A indústria de fundos de investimento, ao contrário de outras indústrias, não precisa nem de subsídios, nem de incentivos e muito menos de "bail-outs" ou "bail-ins" para sobreviver ou crescer. O que a indústria precisa é de investimento na promoção da literacia financeira e estímulos sérios à poupança de longo prazo. E esta é uma responsabilidade séria do Estado, seja ele de que cor for. Esse estímulo passa pela diluição do "gap" de enquadramento destes instrumentos face às melhores práticas europeias.

O país precisa de poupança a longo prazo para enfrentar os desafios que se avizinham e os portugueses precisam de poupar para financiar os encargos futuros que o estado social não poderá continuar a prover (reforma, saúde, educação…). Aprendemos isso com a crise, e por isso os fundos de investimento nacionais deveriam ser enquadrados num regime fiscal que apenas ativasse a tributação à saída deste veículo de investimento e não dos OIC individualmente, aliás, à semelhança do que acontece na vizinha Espanha com o "trespasso". Talvez em próximas legislaturas cheguemos a este patamar.

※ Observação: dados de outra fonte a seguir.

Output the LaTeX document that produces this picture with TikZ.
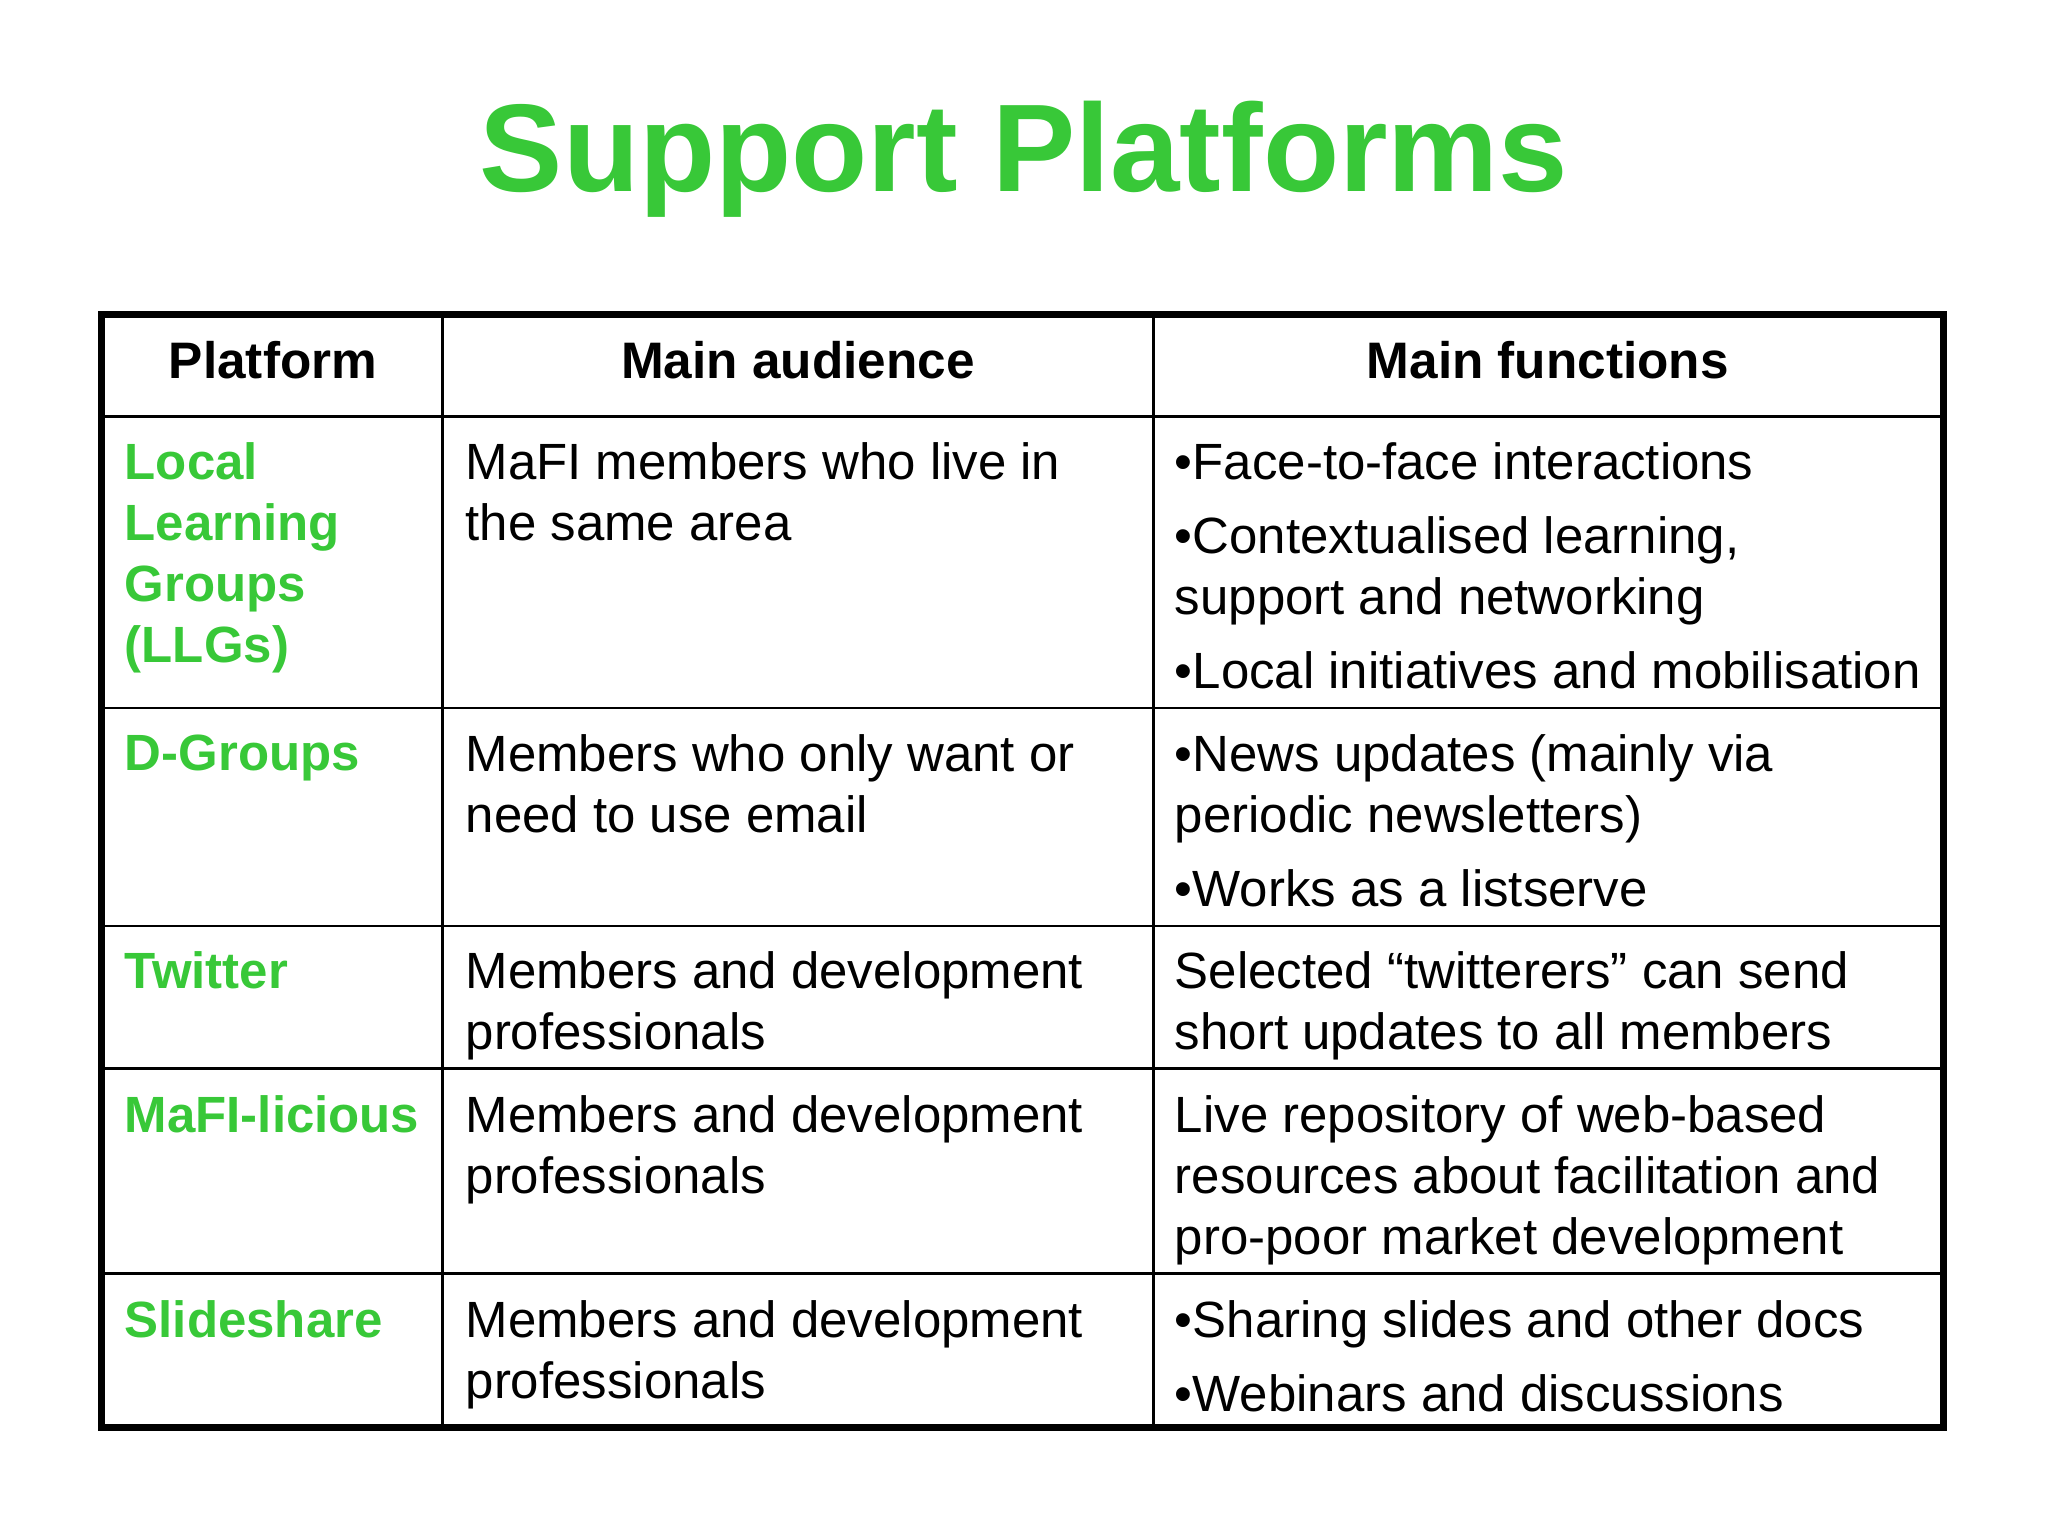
\documentclass[tikz,border=0pt]{standalone}
\usepackage{fontspec}
\setmainfont{Liberation Sans}
\usetikzlibrary{positioning}
\definecolor{mafigreen}{RGB}{56,200,56}
\begin{document}
\begin{tikzpicture}[x=0.01306cm, y=-0.01306cm,
    frame/.style={line width=2pt},
    rule/.style={line width=0.8pt},
    head/.style={font=\fontsize{14.6}{18}\selectfont\bfseries, anchor=center},
    platform/.style={font=\fontsize{14.5}{17.4}\selectfont\bfseries, text=mafigreen, anchor=north west, inner sep=0pt, align=left},
    cell/.style={font=\fontsize{14.5}{17.4}\selectfont, anchor=north west, inner sep=0pt, align=left}
]
    \useasboundingbox (0,0) rectangle (1568,1176);
    \node[font=\fontsize{35.5}{40}\selectfont\bfseries, text=mafigreen] (title) at (784,122) {Support Platforms};
    % Gitter
    \draw[frame] (78,241) rectangle (1488,1093);
    \foreach \y in {319,542,709,818,975}
        \draw[rule] (78,\y) -- (1488,\y);
    \foreach \x in {339,883}
        \draw[rule] (\x,241) -- (\x,1093);
    % Kopfzeile
    \node[head] (hplat) at (209,276) {Platform};
    \node[head] (haud) at (611,276) {Main audience};
    \node[head] (hfun) at (1185,276) {Main functions};
    % Zeilen
    \node[platform] (llg) at (95,338) {Local\\Learning\\Groups\\(LLGs)};
    \node[cell] (llga) at (356,338) {MaFI members who live in\\the same area};
    \node[cell] (llgf) at (899,338) {•Face-to-face interactions\\[0.13cm]•Contextualised learning,\\support and networking\\[0.13cm]•Local initiatives and mobilisation};
    \node[platform] (dgr) at (95,562) {D-Groups};
    \node[cell] (dgra) at (356,562) {Members who only want or\\need to use email};
    \node[cell] (dgrf) at (899,562) {•News updates (mainly via\\periodic newsletters)\\[0.13cm]•Works as a listserve};
    \node[platform] (twi) at (95,728) {Twitter};
    \node[cell] (twia) at (356,728) {Members and development\\professionals};
    \node[cell] (twif) at (899,728) {Selected “twitterers” can send\\short updates to all members};
    \node[platform] (mafi) at (95,838) {MaFI-licious};
    \node[cell] (mafia) at (356,838) {Members and development\\professionals};
    \node[cell] (mafif) at (899,838) {Live repository of web-based\\resources about facilitation and\\pro-poor market development};
    \node[platform] (slide) at (95,995) {Slideshare};
    \node[cell] (slidea) at (356,995) {Members and development\\professionals};
    \node[cell] (slidef) at (899,995) {•Sharing slides and other docs\\[0.13cm]•Webinars and discussions};
\end{tikzpicture}
\end{document}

Entretanto, iremos continuar a assistir, por boas razões, à gradual separação da indústria de gestão de ativos de grupos onde a principal atividade é a banca comercial. Sugiro que se consulte sobre este tema o excelente trabalho do Professor Doutor Miguel Almeida Ferreira, "Asset Management within Commercial Banking Groups: International Evidence". Resta-nos continuar a trabalhar no fomento de uma indústria independente de espírito e de conteúdo, como eu tenho a certeza que será hoje uma realidade, mas também uma indústria independente na forma e onde a única afiliação seja a afiliação com o participante, ou seja, o investidor.


Este artigo foi redigido ao abrigo do novo acordo ortográfico.